Eugenio no podía permitir aquella rebelión en modo alguno y, por eso, convencido ya de que no sería capaz de encontrar un modo de acordar con los padres de Basilea, comenzó a trabajar para el bombardeo del concilio en sí. Nunca hay que subestimar el poder de un Papa. No se trata de que sea el portador del mensaje de Cristo ni cosa que se le parezca; se trata de que un Papa atesora siglos de tradición diplomática, de poder y, sobre todo, maneja muchos privilegios que rápidamente se convierten en dinero. Un Papa siempre ha tenido, tiene y seguirá teniendo el poder de hacer que gentes vivan sin necesidad de morirse para ir al Cielo a cambio de tocarse la porción de su cuerpo que más les guste. Y por “gentes” no hemos de entender dos o tres personas, sino cientos, cuando no miles. En Basilea había un huevo de gente que, directa o indirectamente, dependía de que el Papa les quisiera mantener el momio del que vivían, normalmente varias veces por encima del nivel de vida de sus conciudadanos (¿acaso no decimos en España eso de vives como un cura?); a éstos comenzó Eugenio a susurrarles al oído que, tal vez, había llegado el momento de que se dedicasen a fornicar la gorrina.
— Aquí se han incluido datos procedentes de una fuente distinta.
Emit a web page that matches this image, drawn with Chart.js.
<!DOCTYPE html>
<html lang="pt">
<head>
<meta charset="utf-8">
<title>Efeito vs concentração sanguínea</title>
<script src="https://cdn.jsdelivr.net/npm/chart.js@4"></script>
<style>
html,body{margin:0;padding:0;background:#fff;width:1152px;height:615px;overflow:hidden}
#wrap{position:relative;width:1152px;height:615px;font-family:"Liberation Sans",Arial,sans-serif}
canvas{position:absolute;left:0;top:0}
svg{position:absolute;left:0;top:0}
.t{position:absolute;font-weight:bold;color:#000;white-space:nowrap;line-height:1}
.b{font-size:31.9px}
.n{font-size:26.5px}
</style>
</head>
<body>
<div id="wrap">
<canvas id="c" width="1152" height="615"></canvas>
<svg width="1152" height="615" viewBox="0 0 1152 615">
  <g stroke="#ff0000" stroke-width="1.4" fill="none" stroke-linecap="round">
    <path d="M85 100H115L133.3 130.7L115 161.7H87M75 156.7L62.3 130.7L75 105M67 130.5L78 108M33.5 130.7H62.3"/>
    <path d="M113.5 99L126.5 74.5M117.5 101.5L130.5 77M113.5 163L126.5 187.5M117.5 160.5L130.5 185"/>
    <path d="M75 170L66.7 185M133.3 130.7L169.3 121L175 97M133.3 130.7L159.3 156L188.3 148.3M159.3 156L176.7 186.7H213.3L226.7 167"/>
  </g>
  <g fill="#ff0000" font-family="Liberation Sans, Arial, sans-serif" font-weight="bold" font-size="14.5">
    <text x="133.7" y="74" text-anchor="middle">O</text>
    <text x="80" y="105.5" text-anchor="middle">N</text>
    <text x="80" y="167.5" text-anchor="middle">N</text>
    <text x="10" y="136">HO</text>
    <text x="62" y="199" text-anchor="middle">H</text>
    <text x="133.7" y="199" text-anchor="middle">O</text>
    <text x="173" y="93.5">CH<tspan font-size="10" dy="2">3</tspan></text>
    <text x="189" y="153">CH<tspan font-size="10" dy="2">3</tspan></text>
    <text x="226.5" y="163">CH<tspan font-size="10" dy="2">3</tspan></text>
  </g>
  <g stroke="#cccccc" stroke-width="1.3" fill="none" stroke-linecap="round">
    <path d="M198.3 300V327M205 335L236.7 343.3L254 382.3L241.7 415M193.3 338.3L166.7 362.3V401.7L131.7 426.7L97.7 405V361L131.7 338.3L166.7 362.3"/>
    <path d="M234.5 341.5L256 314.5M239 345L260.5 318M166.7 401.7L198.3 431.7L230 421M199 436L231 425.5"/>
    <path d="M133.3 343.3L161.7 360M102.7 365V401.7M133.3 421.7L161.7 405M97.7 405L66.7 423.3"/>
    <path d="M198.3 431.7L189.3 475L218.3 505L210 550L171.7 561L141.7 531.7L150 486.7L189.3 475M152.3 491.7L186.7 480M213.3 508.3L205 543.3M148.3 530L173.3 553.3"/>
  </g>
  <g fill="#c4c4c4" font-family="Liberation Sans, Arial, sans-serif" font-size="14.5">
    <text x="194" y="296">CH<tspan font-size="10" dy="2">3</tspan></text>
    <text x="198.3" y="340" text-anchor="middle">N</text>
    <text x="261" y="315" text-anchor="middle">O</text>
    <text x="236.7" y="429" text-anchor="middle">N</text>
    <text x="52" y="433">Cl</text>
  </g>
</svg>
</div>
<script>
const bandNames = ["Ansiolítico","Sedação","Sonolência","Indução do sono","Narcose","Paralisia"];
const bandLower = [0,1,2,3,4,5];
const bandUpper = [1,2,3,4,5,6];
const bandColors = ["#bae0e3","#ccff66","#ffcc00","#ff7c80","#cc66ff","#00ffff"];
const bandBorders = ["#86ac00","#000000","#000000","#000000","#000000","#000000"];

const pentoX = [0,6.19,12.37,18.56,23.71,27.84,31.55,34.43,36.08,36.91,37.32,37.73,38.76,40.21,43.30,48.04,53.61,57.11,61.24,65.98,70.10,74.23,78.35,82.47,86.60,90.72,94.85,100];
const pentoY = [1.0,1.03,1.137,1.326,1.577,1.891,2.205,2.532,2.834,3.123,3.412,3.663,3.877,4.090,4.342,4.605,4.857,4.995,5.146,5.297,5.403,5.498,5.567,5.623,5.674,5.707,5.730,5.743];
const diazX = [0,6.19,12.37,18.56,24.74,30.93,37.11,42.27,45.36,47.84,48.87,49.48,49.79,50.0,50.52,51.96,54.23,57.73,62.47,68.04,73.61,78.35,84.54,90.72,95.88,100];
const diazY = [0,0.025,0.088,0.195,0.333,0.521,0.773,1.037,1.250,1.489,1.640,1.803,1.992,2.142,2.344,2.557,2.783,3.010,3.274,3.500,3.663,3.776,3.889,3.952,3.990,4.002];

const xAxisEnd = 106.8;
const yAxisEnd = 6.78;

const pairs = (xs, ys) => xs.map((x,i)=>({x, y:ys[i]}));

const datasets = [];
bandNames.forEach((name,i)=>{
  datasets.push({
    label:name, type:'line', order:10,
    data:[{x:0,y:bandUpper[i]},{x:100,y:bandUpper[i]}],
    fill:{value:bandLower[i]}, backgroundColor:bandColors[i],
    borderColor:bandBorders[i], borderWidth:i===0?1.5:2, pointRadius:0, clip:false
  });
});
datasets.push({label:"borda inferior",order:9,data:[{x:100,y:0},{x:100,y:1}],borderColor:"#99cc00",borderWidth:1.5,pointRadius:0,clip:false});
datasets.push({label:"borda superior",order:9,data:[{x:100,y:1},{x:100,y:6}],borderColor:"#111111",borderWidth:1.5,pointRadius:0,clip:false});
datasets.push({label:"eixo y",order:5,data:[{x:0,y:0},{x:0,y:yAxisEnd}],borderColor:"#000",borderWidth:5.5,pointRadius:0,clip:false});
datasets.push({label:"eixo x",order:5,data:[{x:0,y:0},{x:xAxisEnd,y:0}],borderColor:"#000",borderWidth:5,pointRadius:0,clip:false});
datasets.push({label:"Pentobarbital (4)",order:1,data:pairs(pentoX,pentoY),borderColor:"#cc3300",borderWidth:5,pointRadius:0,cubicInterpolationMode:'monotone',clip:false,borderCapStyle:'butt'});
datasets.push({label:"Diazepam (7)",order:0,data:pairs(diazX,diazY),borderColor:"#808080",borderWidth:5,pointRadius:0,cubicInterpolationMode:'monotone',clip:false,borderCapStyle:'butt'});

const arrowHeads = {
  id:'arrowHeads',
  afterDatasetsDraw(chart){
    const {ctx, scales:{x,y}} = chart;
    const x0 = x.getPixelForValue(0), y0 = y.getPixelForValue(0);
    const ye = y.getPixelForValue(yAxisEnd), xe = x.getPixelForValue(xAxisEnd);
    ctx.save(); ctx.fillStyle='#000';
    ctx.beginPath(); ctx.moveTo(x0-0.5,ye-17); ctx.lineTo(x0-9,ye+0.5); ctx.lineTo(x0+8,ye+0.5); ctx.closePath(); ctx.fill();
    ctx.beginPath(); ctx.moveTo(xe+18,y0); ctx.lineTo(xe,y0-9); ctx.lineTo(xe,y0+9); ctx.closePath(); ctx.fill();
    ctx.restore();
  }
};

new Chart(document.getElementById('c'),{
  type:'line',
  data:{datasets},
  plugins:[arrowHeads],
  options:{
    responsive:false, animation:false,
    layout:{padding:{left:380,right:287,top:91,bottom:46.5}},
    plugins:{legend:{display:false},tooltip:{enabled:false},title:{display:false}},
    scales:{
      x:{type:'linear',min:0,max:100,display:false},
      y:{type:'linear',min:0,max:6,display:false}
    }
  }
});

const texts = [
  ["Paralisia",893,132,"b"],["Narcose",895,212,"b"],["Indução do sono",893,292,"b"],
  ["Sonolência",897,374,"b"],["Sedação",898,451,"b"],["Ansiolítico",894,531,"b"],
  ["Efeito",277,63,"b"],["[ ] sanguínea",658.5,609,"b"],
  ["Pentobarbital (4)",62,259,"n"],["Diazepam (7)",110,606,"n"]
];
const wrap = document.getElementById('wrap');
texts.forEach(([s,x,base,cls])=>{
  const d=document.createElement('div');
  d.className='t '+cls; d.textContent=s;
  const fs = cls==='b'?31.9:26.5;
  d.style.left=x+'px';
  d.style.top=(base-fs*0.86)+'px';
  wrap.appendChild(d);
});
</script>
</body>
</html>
Y eso hicieron. Basilea se convirtió en cualquier cosa menos la ordenada asamblea de curitas que supongo mucha gente imagina que es un concilio. El 26 de abril de 1437 se reunió la congregación general y, la verdad, por lo que se sabe de ello no parece que se distinguiese mucho de una velada organizada por Don King en Las Vegas. Allí se hizo ver una mayoría de miembros, vociferante y prostibularia, formada fundamentalmente por personas del bajo clero, que exigían la concesión de una nueva décima para el concilio (la pasta siempre por delante, no lo olvidéis. La-pasta-siempre-por-delante), además del traslado del concilio a Aviñón (amago de cisma 2.0) o, qué coño, decían algunos, a ninguna parte, que aquí estamos muy bien. Enfrente de esta mayoría, una minoría no menos cheli y cachoburra, formada por los cardenales, los arzobispos, y los embajadores de las grandes naciones, declamando a aquello de “que viva el Papa” que le cantaban a Juan Pablo II cuando llegó al Bernabéu. Siguieron otras reuniones de parecido jaez hasta que, el 7 mayo, ambas facciones partieron peras.